:: SHORT EXERCISE ::
Pull out every line below that contains the word "React".

---------- MATERIAL

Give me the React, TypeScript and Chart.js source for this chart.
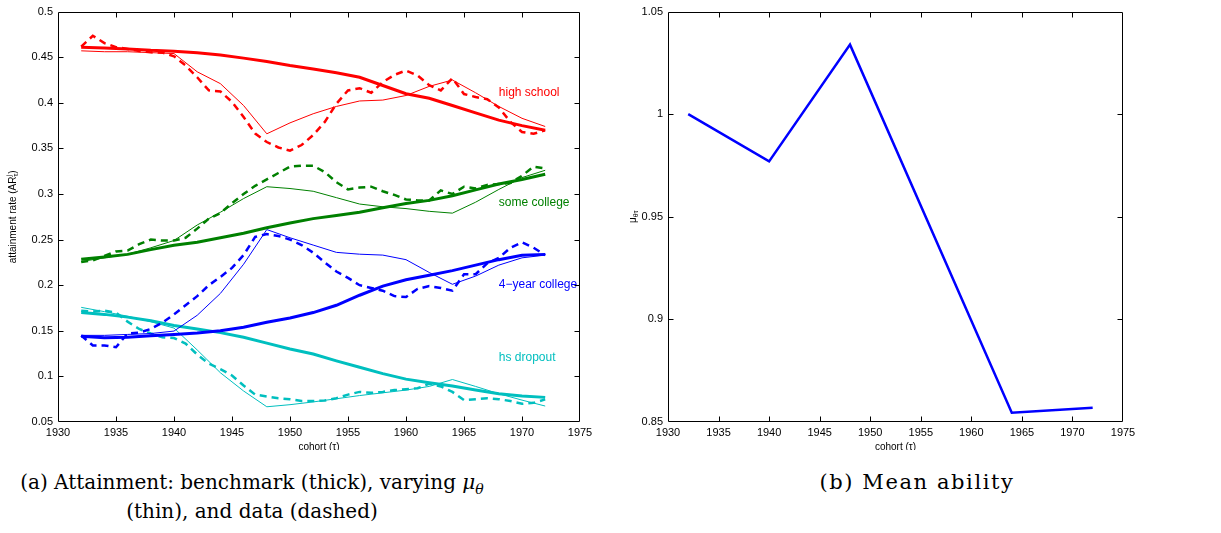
import React, { useEffect, useRef } from 'react';
import { Chart, registerables } from 'chart.js';

Chart.register(...registerables);

// ---------- tick values ----------
const X_TICKS = [1930, 1935, 1940, 1945, 1950, 1955, 1960, 1965, 1970, 1975];
const LEFT_Y_TICKS = [0.05, 0.1, 0.15, 0.2, 0.25, 0.3, 0.35, 0.4, 0.45, 0.5];
const RIGHT_Y_TICKS = [0.85, 0.9, 0.95, 1, 1.05];

// ---------- cohorts ----------
const MODEL_YEARS = [1932, 1934, 1936, 1938, 1940, 1942, 1944, 1946, 1948, 1950, 1952, 1954, 1956, 1958, 1960, 1962, 1964, 1966, 1968, 1970, 1972];
const DATA_YEARS = [1932, 1933, 1934, 1935, 1936, 1937, 1938, 1939, 1940, 1941, 1942, 1943, 1944, 1945, 1946, 1947, 1948, 1949, 1950, 1951, 1952, 1953, 1954, 1955, 1956, 1957, 1958, 1959, 1960, 1961, 1962, 1963, 1964, 1965, 1966, 1967, 1968, 1969, 1970, 1971, 1972];

// ---------- high school ----------
const HS_BENCH = [0.461, 0.460, 0.459, 0.4575, 0.4566, 0.455, 0.4525, 0.449, 0.4452, 0.4408, 0.437, 0.433, 0.428, 0.419, 0.410, 0.405, 0.397, 0.389, 0.381, 0.375, 0.370];
const HS_THIN = [0.457, 0.456, 0.456, 0.455, 0.454, 0.434, 0.421, 0.397, 0.366, 0.378, 0.388, 0.396, 0.402, 0.403, 0.408, 0.418, 0.425, 0.411, 0.396, 0.383, 0.374];
const HS_DATA = [0.4615, 0.4735, 0.4655, 0.461, 0.459, 0.4568, 0.4553, 0.455, 0.451, 0.441, 0.428, 0.4136, 0.4125, 0.401, 0.3845, 0.3663, 0.357, 0.351, 0.3475, 0.3537, 0.3646, 0.379, 0.399, 0.4136, 0.416, 0.411, 0.4227, 0.4306, 0.4354, 0.430, 0.4194, 0.4136, 0.427, 0.4096, 0.4063, 0.404, 0.395, 0.379, 0.368, 0.366, 0.370];

// ---------- some college ----------
const SC_BENCH = [0.2284, 0.231, 0.2338, 0.239, 0.2437, 0.247, 0.252, 0.257, 0.2629, 0.2683, 0.273, 0.2765, 0.280, 0.285, 0.2895, 0.293, 0.298, 0.3045, 0.311, 0.316, 0.3217];
const SC_THIN = [0.226, 0.230, 0.234, 0.241, 0.249, 0.266, 0.280, 0.295, 0.308, 0.306, 0.303, 0.296, 0.289, 0.286, 0.284, 0.281, 0.279, 0.291, 0.305, 0.318, 0.326];
const SC_DATA = [0.2255, 0.227, 0.232, 0.237, 0.238, 0.245, 0.250, 0.249, 0.249, 0.252, 0.262, 0.273, 0.279, 0.290, 0.300, 0.309, 0.316, 0.323, 0.330, 0.331, 0.331, 0.324, 0.313, 0.305, 0.307, 0.308, 0.303, 0.299, 0.294, 0.293, 0.293, 0.304, 0.300, 0.308, 0.306, 0.310, 0.311, 0.312, 0.320, 0.330, 0.328];

// ---------- 4-year college ----------
const FC_BENCH = [0.1441, 0.1425, 0.143, 0.1445, 0.146, 0.1475, 0.150, 0.154, 0.1594, 0.164, 0.170, 0.178, 0.189, 0.199, 0.206, 0.211, 0.216, 0.222, 0.228, 0.2328, 0.2338];
const FC_THIN = [0.145, 0.145, 0.146, 0.147, 0.1497, 0.167, 0.191, 0.223, 0.261, 0.252, 0.244, 0.236, 0.234, 0.233, 0.228, 0.214, 0.201, 0.210, 0.222, 0.230, 0.233];
const FC_DATA = [0.1449, 0.134, 0.134, 0.132, 0.147, 0.148, 0.152, 0.159, 0.168, 0.178, 0.188, 0.200, 0.209, 0.219, 0.233, 0.253, 0.256, 0.254, 0.250, 0.244, 0.2356, 0.225, 0.215, 0.208, 0.200, 0.197, 0.194, 0.188, 0.187, 0.196, 0.199, 0.197, 0.194, 0.212, 0.212, 0.224, 0.230, 0.241, 0.247, 0.241, 0.233];

// ---------- hs dropout ----------
const HD_BENCH = [0.170, 0.168, 0.165, 0.161, 0.1558, 0.152, 0.148, 0.143, 0.1365, 0.130, 0.1245, 0.117, 0.110, 0.103, 0.097, 0.093, 0.0895, 0.085, 0.081, 0.0785, 0.077];
const HD_THIN = [0.1757, 0.171, 0.166, 0.160, 0.153, 0.129, 0.104, 0.084, 0.0667, 0.069, 0.072, 0.0755, 0.079, 0.082, 0.085, 0.089, 0.0966, 0.089, 0.081, 0.074, 0.0675];
const HD_DATA = [0.172, 0.171, 0.172, 0.170, 0.160, 0.152, 0.147, 0.143, 0.142, 0.136, 0.124, 0.114, 0.108, 0.101, 0.090, 0.080, 0.078, 0.076, 0.075, 0.073, 0.073, 0.0735, 0.076, 0.080, 0.083, 0.082, 0.083, 0.085, 0.086, 0.087, 0.092, 0.089, 0.083, 0.074, 0.075, 0.076, 0.075, 0.073, 0.070, 0.071, 0.0748];

// ---------- mean ability ----------
const MU_YEARS = [1932, 1940, 1948, 1964, 1972];
const MU_VALUES = [1.0, 0.977, 1.0339, 0.8545, 0.857];

// ---------- styling ----------
const RED = '#ff0000';
const GREEN = '#008000';
const BLUE = '#0000ff';
const CYAN = '#00bfbf';
const SANS = '"Liberation Sans", Arial, Helvetica, sans-serif';

const SERIES = [
  { name: 'high school', color: RED, bench: HS_BENCH, thin: HS_THIN, data: HS_DATA, labelY: 0.411 },
  { name: 'some college', color: GREEN, bench: SC_BENCH, thin: SC_THIN, data: SC_DATA, labelY: 0.291 },
  { name: '4\u2212year college', color: BLUE, bench: FC_BENCH, thin: FC_THIN, data: FC_DATA, labelY: 0.2004 },
  { name: 'hs dropout', color: CYAN, bench: HD_BENCH, thin: HD_THIN, data: HD_DATA, labelY: 0.121 },
];
const LABEL_X = 1968;

type Part = { t: string; s: number; dy?: number; adv?: boolean };

function drawRich(ctx: CanvasRenderingContext2D, parts: Part[], x: number, y: number, rotate: boolean) {
  ctx.save();
  ctx.translate(x, y);
  if (rotate) ctx.rotate(-Math.PI / 2);
  ctx.textBaseline = 'middle';
  ctx.textAlign = 'left';
  ctx.fillStyle = '#000';
  let total = 0;
  const widths: number[] = [];
  parts.forEach((p) => {
    ctx.font = `${p.s}px ${SANS}`;
    const w = ctx.measureText(p.t).width;
    widths.push(w);
    if (p.adv !== false) total += w;
  });
  let cx = -total / 2;
  parts.forEach((p, i) => {
    ctx.font = `${p.s}px ${SANS}`;
    ctx.fillText(p.t, cx, p.dy || 0);
    if (p.adv !== false) cx += widths[i];
  });
  ctx.restore();
}

function framePlugin(cfg: { yTitle: Part[]; yTitleX: number; annotations: boolean }) {
  return {
    id: 'frame',
    afterDraw(chart: any) {
      const { ctx, chartArea } = chart;
      const { left, right, top, bottom } = chartArea;
      const xs = chart.scales.x;
      const ys = chart.scales.y;
      ctx.save();
      ctx.strokeStyle = '#000';
      ctx.lineWidth = 1;
      const L = Math.round(left) + 0.5;
      const R = Math.round(right) - 0.5;
      const T = Math.round(top) + 0.5;
      const B = Math.round(bottom) - 0.5;
      ctx.beginPath();
      ctx.rect(L, T, R - L, B - T);
      const tl = 5;
      xs.ticks.forEach((t: any) => {
        const px = Math.round(xs.getPixelForValue(t.value)) + 0.5;
        if (px <= L + 1 || px >= R - 1) return;
        ctx.moveTo(px, B);
        ctx.lineTo(px, B - tl);
        ctx.moveTo(px, T);
        ctx.lineTo(px, T + tl);
      });
      ys.ticks.forEach((t: any) => {
        const py = Math.round(ys.getPixelForValue(t.value)) + 0.5;
        if (py <= T + 1 || py >= B - 1) return;
        ctx.moveTo(L, py);
        ctx.lineTo(L + tl, py);
        ctx.moveTo(R, py);
        ctx.lineTo(R - tl, py);
      });
      ctx.stroke();
      ctx.restore();

      // axis titles
      drawRich(ctx, [{ t: 'cohort (', s: 10 }, { t: '\u03c4', s: 10 }, { t: ')', s: 10 }], (left + right) / 2, bottom + 25, false);
      drawRich(ctx, cfg.yTitle, cfg.yTitleX, (top + bottom) / 2, true);

      if (cfg.annotations) {
        ctx.save();
        ctx.font = `12px ${SANS}`;
        ctx.textAlign = 'left';
        ctx.textBaseline = 'middle';
        SERIES.forEach((s) => {
          ctx.fillStyle = s.color;
          ctx.fillText(s.name, xs.getPixelForValue(LABEL_X), ys.getPixelForValue(s.labelY));
        });
        ctx.restore();
      }
    },
  };
}

function scaleOptions(yMin: number, yMax: number, yTicks: number[]) {
  const tickFont = { family: SANS, size: 11 };
  return {
    x: {
      type: 'linear',
      min: 1930,
      max: 1975,
      grid: { display: false, drawTicks: false },
      border: { display: false },
      afterBuildTicks: (s: any) => {
        s.ticks = X_TICKS.map((v) => ({ value: v }));
      },
      afterFit: (s: any) => {
        s.height = 28;
      },
      ticks: {
        autoSkip: false,
        maxRotation: 0,
        padding: 4,
        color: '#000',
        font: tickFont,
        callback: (v: any) => String(v),
      },
    },
    y: {
      type: 'linear',
      min: yMin,
      max: yMax,
      grid: { display: false, drawTicks: false },
      border: { display: false },
      afterBuildTicks: (s: any) => {
        s.ticks = yTicks.map((v) => ({ value: v }));
      },
      afterFit: (s: any) => {
        s.width = 58;
      },
      ticks: {
        autoSkip: false,
        padding: 5,
        color: '#000',
        font: tickFont,
        callback: (v: any) => String(Number(Number(v).toFixed(2))),
      },
    },
  };
}

function toPoints(xs: number[], ys: number[]) {
  return xs.map((x, i) => ({ x, y: ys[i] }));
}

function LeftChart() {
  const ref = useRef<HTMLCanvasElement>(null);
  useEffect(() => {
    if (!ref.current) return;
    const datasets: any[] = [];
    SERIES.forEach((s) => {
      datasets.push({ data: toPoints(MODEL_YEARS, s.bench), borderColor: s.color, borderWidth: 3, pointRadius: 0, fill: false });
      datasets.push({ data: toPoints(MODEL_YEARS, s.thin), borderColor: s.color, borderWidth: 1, pointRadius: 0, fill: false });
      datasets.push({ data: toPoints(DATA_YEARS, s.data), borderColor: s.color, borderWidth: 2.5, borderDash: [7, 5], pointRadius: 0, fill: false });
    });
    const chart = new Chart(ref.current, {
      type: 'line',
      data: { datasets },
      options: {
        responsive: false,
        animation: false,
        events: [],
        layout: { padding: { left: 0, top: 9, right: 30, bottom: 0 } },
        plugins: { legend: { display: false }, tooltip: { enabled: false }, title: { display: false } },
        scales: scaleOptions(0.05, 0.5, LEFT_Y_TICKS) as any,
      },
      plugins: [
        framePlugin({
          yTitle: [
            { t: 'attainment rate (AR', s: 10 },
            { t: 'j', s: 7, dy: -4, adv: false },
            { t: '\u03c4', s: 7, dy: 3 },
            { t: ')', s: 10 },
          ],
          yTitleX: 13,
          annotations: true,
        }),
      ],
    });
    return () => chart.destroy();
  }, []);
  return <canvas ref={ref} width={610} height={450} style={{ position: 'absolute', left: 0, top: 0 }} />;
}

function RightChart() {
  const ref = useRef<HTMLCanvasElement>(null);
  useEffect(() => {
    if (!ref.current) return;
    const chart = new Chart(ref.current, {
      type: 'line',
      data: {
        datasets: [
          { data: toPoints(MU_YEARS, MU_VALUES), borderColor: BLUE, borderWidth: 2.5, pointRadius: 0, fill: false },
        ],
      },
      options: {
        responsive: false,
        animation: false,
        events: [],
        layout: { padding: { left: 0, top: 9, right: 98, bottom: 0 } },
        plugins: { legend: { display: false }, tooltip: { enabled: false }, title: { display: false } },
        scales: scaleOptions(0.85, 1.05, RIGHT_Y_TICKS) as any,
      },
      plugins: [
        framePlugin({
          yTitle: [
            { t: '\u03bc', s: 10 },
            { t: '\u03b8\u03c4', s: 7, dy: 3 },
          ],
          yTitleX: 23,
          annotations: false,
        }),
      ],
    });
    return () => chart.destroy();
  }, []);
  return <canvas ref={ref} width={611} height={450} style={{ position: 'absolute', left: 610, top: 0 }} />;
}

const captionStyle: React.CSSProperties = {
  position: 'absolute',
  textAlign: 'center',
  fontFamily: '"DejaVu Serif", "Liberation Serif", serif',
  fontSize: 20,
  lineHeight: '29px',
  color: '#000',
  whiteSpace: 'nowrap',
};

export default function App() {
  return (
    <div style={{ position: 'absolute', left: 0, top: 0, width: 1221, height: 533, background: '#fff', overflow: 'hidden' }}>
      <LeftChart />
      <RightChart />
      <div style={{ ...captionStyle, left: 2, width: 500, top: 468 }}>
        <div>
          (a) Attainment: benchmark (thick), varying <i>{'\u03bc'}</i>
          <sub style={{ fontSize: 14, fontStyle: 'italic', lineHeight: 0 }}>{'\u03b8'}</sub>
        </div>
        <div>(thin), and data (dashed)</div>
      </div>
      <div style={{ ...captionStyle, left: 667, width: 500, top: 468, fontSize: 21, letterSpacing: '1.6px' }}>(b) Mean ability</div>
    </div>
  );
}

--------------------

:: PROBLEM SOLUTION ::
Give me the React, TypeScript and Chart.js source for this chart.
import React, { useEffect, useRef } from 'react';
const captionStyle: React.CSSProperties = {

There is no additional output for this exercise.